Now let's talk about the Apple Xserve installation process. I've installed, maybe, 6 Apple Xserve computers. The instructions frustrating. You continually keep saying to yourself, "Why would they want me to do that?" and yet, if you skip those steps you end up regretting it later, often having to start over from scratch. "Oh, now I understand. If you don't use your left elbow to support the frizenfrats, your right hand won't be free to slide the wingding into the snortplex." The design of the Apple Xserve is extremely elegant, but you don't realize it until you are done thus it is tempting to not follow the instructions precicely. If I went more than a month without installing an Xserve I would forget how to do it and feel like a newbie all over again. When you do it their way everything "just works." If only they could explain at the beginning what it would look like at the end. Word won't do justice to it. It's like explaining to a blind person what "red" looks like. I wish Apple would include a video showing how it looks and works when it's done. Demonstrate how it slides in and out of the rack so well. Then walk through the installation process, showing how the case is actually what gets attached to the rack, and the guts slide into the case. (If you've installed one of these things, you know what I mean.) After watching that, the user is no longer doing the installation "blind" and actual installation time would be dramatically reduced. Much less frustrating.

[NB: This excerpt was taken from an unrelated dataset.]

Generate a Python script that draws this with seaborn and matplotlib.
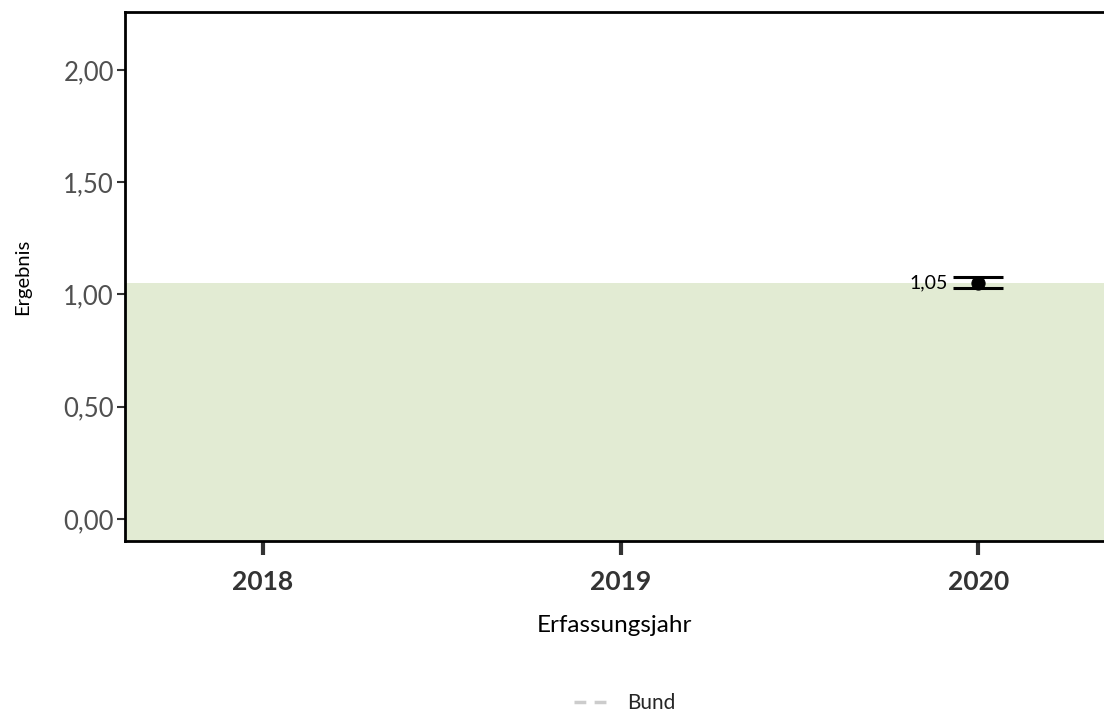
import pandas as pd
import seaborn as sns
from matplotlib import pyplot as plt
from matplotlib.lines import Line2D

years = [2018, 2019, 2020]
year_labels = ["2018", "2019", "2020"]
result_years = [2020]
result_values = [1.05]
ci_lower = [1.03]
ci_upper = [1.08]
value_labels = ["1,05"]
reference_area = (0.0, 1.05)
y_ticks = [0.0, 0.5, 1.0, 1.5, 2.0]
y_tick_labels = ["0,00", "0,50", "1,00", "1,50", "2,00"]

sns.set_theme(style="white")
plt.rcParams["font.family"] = ["Lato", "DejaVu Sans"]

fig = plt.figure(figsize=(11.04, 7.13), dpi=100)
ax = fig.add_axes([0.1132, 0.2412, 0.8868, 0.742])

df = pd.DataFrame({"Erfassungsjahr": result_years, "Ergebnis": result_values})

# green reference area up to the result value
ax.axhspan(-0.2, reference_area[1], color="#e2ebd3", zorder=0, lw=0)

sns.scatterplot(data=df, x="Erfassungsjahr", y="Ergebnis", color="black",
                s=90, edgecolor="black", zorder=4, ax=ax, legend=False)
ax.hlines(ci_lower + ci_upper, [y - 0.07 for y in result_years * 2],
          [y + 0.07 for y in result_years * 2], color="black", lw=2.2, zorder=3)
for x, y, lab in zip(result_years, result_values, value_labels):
    ax.text(x - 0.085, y, lab, ha="right", va="center", fontsize=14, color="black")

ax.set_xlim(2017.614, 2020.352)
ax.set_ylim(-0.098, 2.258)
ax.set_xticks(years)
ax.set_xticklabels(year_labels, fontweight="bold", fontsize=19, color="#333333")
ax.set_yticks(y_ticks)
ax.set_yticklabels(y_tick_labels, fontsize=18.5, color="#505050")
ax.tick_params(axis="x", direction="out", length=10, width=3, color="#333333", pad=11, bottom=True)
ax.tick_params(axis="y", direction="out", length=6, width=1.5, color="#333333", pad=2, left=True)

ax.set_xlabel("Erfassungsjahr", fontsize=17.5, labelpad=15, color="black")
ax.set_ylabel("Ergebnis", fontsize=14.5, labelpad=23, color="black")

ax.spines["right"].set_visible(False)
for side in ["left", "bottom", "top"]:
    ax.spines[side].set_color("black")
    ax.spines[side].set_linewidth(2)

handle = Line2D([], [], color="#cccccc", lw=2.5, ls=(0, (3.4, 2.4)))
fig.legend([handle], ["Bund"], loc="center", bbox_to_anchor=(0.566, 0.014),
           frameon=False, fontsize=15, handlelength=1.55, handletextpad=1.0)

fig.savefig("out.png", dpi=100)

Sometimes the problem is simply fear of the unknown. People generally fear messing with the crazy, messy, wires in a home entertainment system. Consider the Tivo with its multitude connectors for video out: composite, HDMI, other acronyms I can't remember. They've put out a video that shows the installation process. I recommend people watch the video even if they don't own or plan on owning a Tivo. It's a good example of how to do a video introduction to a complicated process. The video is shot in a living-room, not a lab. Notice that the voice is friendly, plain-spoken (referring to "that cable guy"), even making commentary ("I love it when it's color coded") and using slang ("this little puppy"). It starts with an overriding premise: all connections will be "from out, to in" and this phrase is emphasized throughout. Watch it and understand.

Does your company make a product that would benefit from an installation video?